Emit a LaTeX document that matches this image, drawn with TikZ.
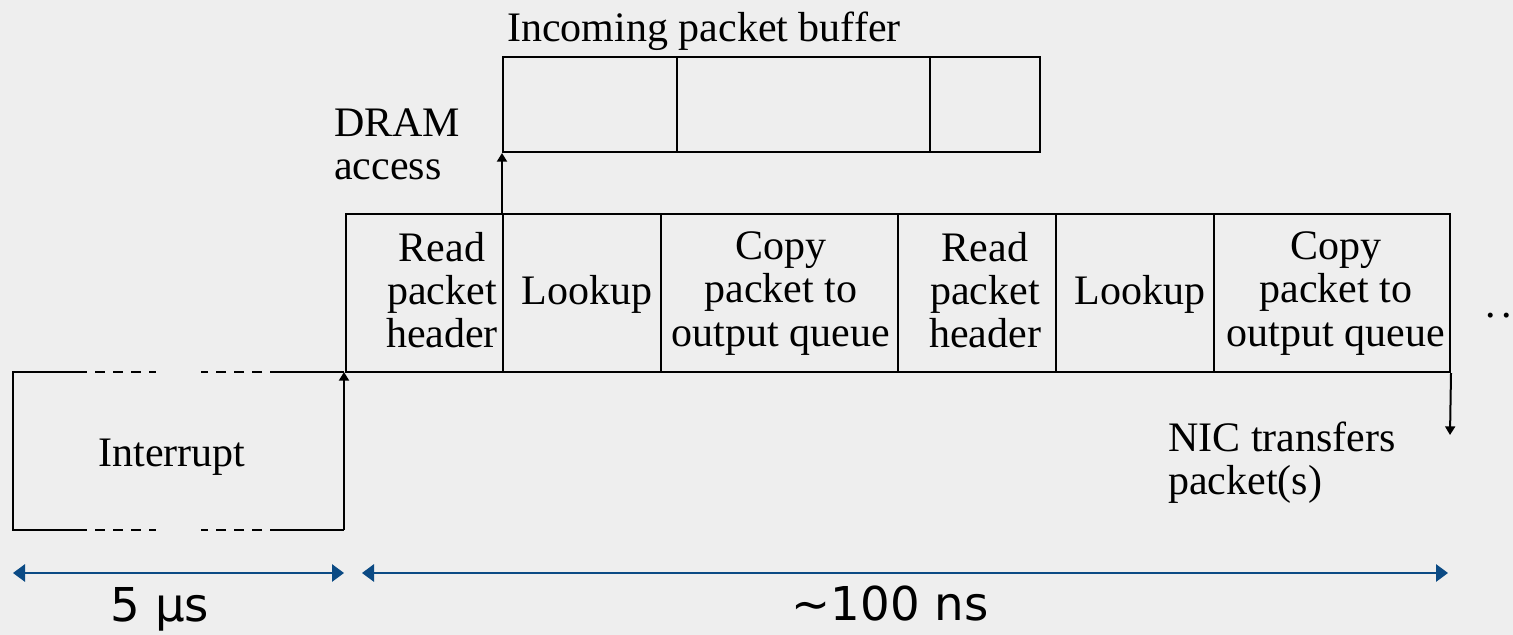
\documentclass[tikz,border=0pt]{standalone}
\usepackage{fontspec}
\setmainfont{Liberation Serif}
\newfontfamily\sansf{DejaVu Sans}
\usetikzlibrary{arrows.meta}
\definecolor{bg}{HTML}{EEEEEE}
\definecolor{dimblue}{HTML}{0B4A84}
\newcommand{\serifbig}{\fontsize{31.5pt}{32.5pt}\selectfont}
\newcommand{\sansbig}{\sansf\fontsize{35pt}{40pt}\selectfont}
\begin{document}
\begin{tikzpicture}[x=0.75pt,y=-0.75pt,
  cell/.style={draw,line width=1.5pt,inner sep=0pt,minimum height=158*0.75pt},
  celltext/.style={inner sep=0pt,align=center,font=\serifbig},
  bufcell/.style={draw,line width=1.5pt,inner sep=0pt,minimum height=95*0.75pt},
  label/.style={inner sep=0pt,font=\serifbig},
  line/.style={line width=1.5pt},
  dashline/.style={line width=1.5pt,dash pattern=on 7.5pt off 6pt},
  blackarrow/.style={line width=1.5pt,-{Triangle[length=6.5pt,width=7.5pt]}},
  dimarrow/.style={line width=1.4pt,draw=dimblue,{Triangle[length=9pt,width=13pt]}-{Triangle[length=9pt,width=13pt]}},
  dimlabel/.style={inner sep=0pt,font=\sansbig}]
\useasboundingbox[fill=bg] (0,0) rectangle (1513,635);

% main row of cells
\node[cell,minimum width=157*0.75pt] (rh1) at (424.5,293) {};
\node[cell,minimum width=158*0.75pt] (lk1) at (582,293) {};
\node[cell,minimum width=237*0.75pt] (cp1) at (779.5,293) {};
\node[cell,minimum width=158*0.75pt] (rh2) at (977,293) {};
\node[cell,minimum width=158*0.75pt] (lk2) at (1135,293) {};
\node[cell,minimum width=236*0.75pt] (cp2) at (1332,293) {};
\node[celltext] (rh1t) at (442,290) {Read\\packet\\header};
\node[celltext] (lk1t) at (587,294) {Lookup};
\node[celltext] (cp1t) at (781,293.5) {Copy\\packet to\\output queue};
\node[celltext] (rh2t) at (985,290) {Read\\packet\\header};
\node[celltext] (lk2t) at (1140,294) {Lookup};
\node[celltext] (cp2t) at (1336,293.5) {Copy\\packet to\\output queue};
\node[label] (dots) at (1499,316) {.\kern4pt.};

% incoming packet buffer
\node[bufcell,minimum width=174*0.75pt] (b1) at (590,104.5) {};
\node[bufcell,minimum width=253*0.75pt] (b2) at (803.5,104.5) {};
\node[bufcell,minimum width=110*0.75pt] (b3) at (985,104.5) {};
\node[label] (buftitle) at (704,31) {Incoming packet buffer};
\node[label,anchor=west,align=left] (dram) at (334,144.5) {DRAM\\access};

% DRAM access arrow
\draw[blackarrow] (rh1.north west -| b1.south west) -- (b1.south west);

% interrupt
\coordinate (itl) at (13,372);
\coordinate (ibl) at (13,530);
\coordinate (itr) at (344,372);
\coordinate (ibr) at (344,530);
\node[label] (intr) at (172,457) {Interrupt};
\draw[line] (77,372) -- (itl) -- (ibl) -- (77,530);
\draw[dashline] (77,372) -- (156,372);
\draw[dashline] (77,530) -- (156,530);
\draw[dashline] (280,372) -- (201,372);
\draw[dashline] (280,530) -- (201,530);
\draw[line] (280,372) -- (itr);
\draw[line] (280,530) -- (ibr);
\draw[blackarrow] (ibr) -- (itr);

% NIC transfers
\coordinate (nicend) at (1450,435);
\draw[blackarrow] (cp2.south east) -- (nicend);
\node[label,anchor=west,align=left] (nic) at (1168,463) {NIC transfers\\packet(s)};

% dimension arrows
\coordinate (d1a) at (13,573);
\coordinate (d1b) at (344,573);
\coordinate (d2a) at (362,573);
\coordinate (d2b) at (1448,573);
\draw[dimarrow] (d1a) -- (d1b);
\draw[dimarrow] (d2a) -- (d2b);
\node[dimlabel] (t5) at (160,609) {5 µs};
\node[dimlabel] (t100) at (890,604) {\textasciitilde100 ns};
\end{tikzpicture}
\end{document}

☆ ☆ ☆ ☆ ☆ ☆ ☆

What is required:
Give the data above again in full and unchanged, skipping the pictures.

Written solution:
Emit a LaTeX document that matches this image, drawn with TikZ.
\documentclass[tikz,border=0pt]{standalone}
\usepackage{fontspec}
\setmainfont{Liberation Serif}
\newfontfamily\sansf{DejaVu Sans}
\usetikzlibrary{arrows.meta}
\definecolor{bg}{HTML}{EEEEEE}
\definecolor{dimblue}{HTML}{0B4A84}
\newcommand{\serifbig}{\fontsize{31.5pt}{32.5pt}\selectfont}
\newcommand{\sansbig}{\sansf\fontsize{35pt}{40pt}\selectfont}
\begin{document}
\begin{tikzpicture}[x=0.75pt,y=-0.75pt,
  cell/.style={draw,line width=1.5pt,inner sep=0pt,minimum height=158*0.75pt},
  celltext/.style={inner sep=0pt,align=center,font=\serifbig},
  bufcell/.style={draw,line width=1.5pt,inner sep=0pt,minimum height=95*0.75pt},
  label/.style={inner sep=0pt,font=\serifbig},
  line/.style={line width=1.5pt},
  dashline/.style={line width=1.5pt,dash pattern=on 7.5pt off 6pt},
  blackarrow/.style={line width=1.5pt,-{Triangle[length=6.5pt,width=7.5pt]}},
  dimarrow/.style={line width=1.4pt,draw=dimblue,{Triangle[length=9pt,width=13pt]}-{Triangle[length=9pt,width=13pt]}},
  dimlabel/.style={inner sep=0pt,font=\sansbig}]
\useasboundingbox[fill=bg] (0,0) rectangle (1513,635);

% main row of cells
\node[cell,minimum width=157*0.75pt] (rh1) at (424.5,293) {};
\node[cell,minimum width=158*0.75pt] (lk1) at (582,293) {};
\node[cell,minimum width=237*0.75pt] (cp1) at (779.5,293) {};
\node[cell,minimum width=158*0.75pt] (rh2) at (977,293) {};
\node[cell,minimum width=158*0.75pt] (lk2) at (1135,293) {};
\node[cell,minimum width=236*0.75pt] (cp2) at (1332,293) {};
\node[celltext] (rh1t) at (442,290) {Read\\packet\\header};
\node[celltext] (lk1t) at (587,294) {Lookup};
\node[celltext] (cp1t) at (781,293.5) {Copy\\packet to\\output queue};
\node[celltext] (rh2t) at (985,290) {Read\\packet\\header};
\node[celltext] (lk2t) at (1140,294) {Lookup};
\node[celltext] (cp2t) at (1336,293.5) {Copy\\packet to\\output queue};
\node[label] (dots) at (1499,316) {.\kern4pt.};

% incoming packet buffer
\node[bufcell,minimum width=174*0.75pt] (b1) at (590,104.5) {};
\node[bufcell,minimum width=253*0.75pt] (b2) at (803.5,104.5) {};
\node[bufcell,minimum width=110*0.75pt] (b3) at (985,104.5) {};
\node[label] (buftitle) at (704,31) {Incoming packet buffer};
\node[label,anchor=west,align=left] (dram) at (334,144.5) {DRAM\\access};

% DRAM access arrow
\draw[blackarrow] (rh1.north west -| b1.south west) -- (b1.south west);

% interrupt
\coordinate (itl) at (13,372);
\coordinate (ibl) at (13,530);
\coordinate (itr) at (344,372);
\coordinate (ibr) at (344,530);
\node[label] (intr) at (172,457) {Interrupt};
\draw[line] (77,372) -- (itl) -- (ibl) -- (77,530);
\draw[dashline] (77,372) -- (156,372);
\draw[dashline] (77,530) -- (156,530);
\draw[dashline] (280,372) -- (201,372);
\draw[dashline] (280,530) -- (201,530);
\draw[line] (280,372) -- (itr);
\draw[line] (280,530) -- (ibr);
\draw[blackarrow] (ibr) -- (itr);

% NIC transfers
\coordinate (nicend) at (1450,435);
\draw[blackarrow] (cp2.south east) -- (nicend);
\node[label,anchor=west,align=left] (nic) at (1168,463) {NIC transfers\\packet(s)};

% dimension arrows
\coordinate (d1a) at (13,573);
\coordinate (d1b) at (344,573);
\coordinate (d2a) at (362,573);
\coordinate (d2b) at (1448,573);
\draw[dimarrow] (d1a) -- (d1b);
\draw[dimarrow] (d2a) -- (d2b);
\node[dimlabel] (t5) at (160,609) {5 µs};
\node[dimlabel] (t100) at (890,604) {\textasciitilde100 ns};
\end{tikzpicture}
\end{document}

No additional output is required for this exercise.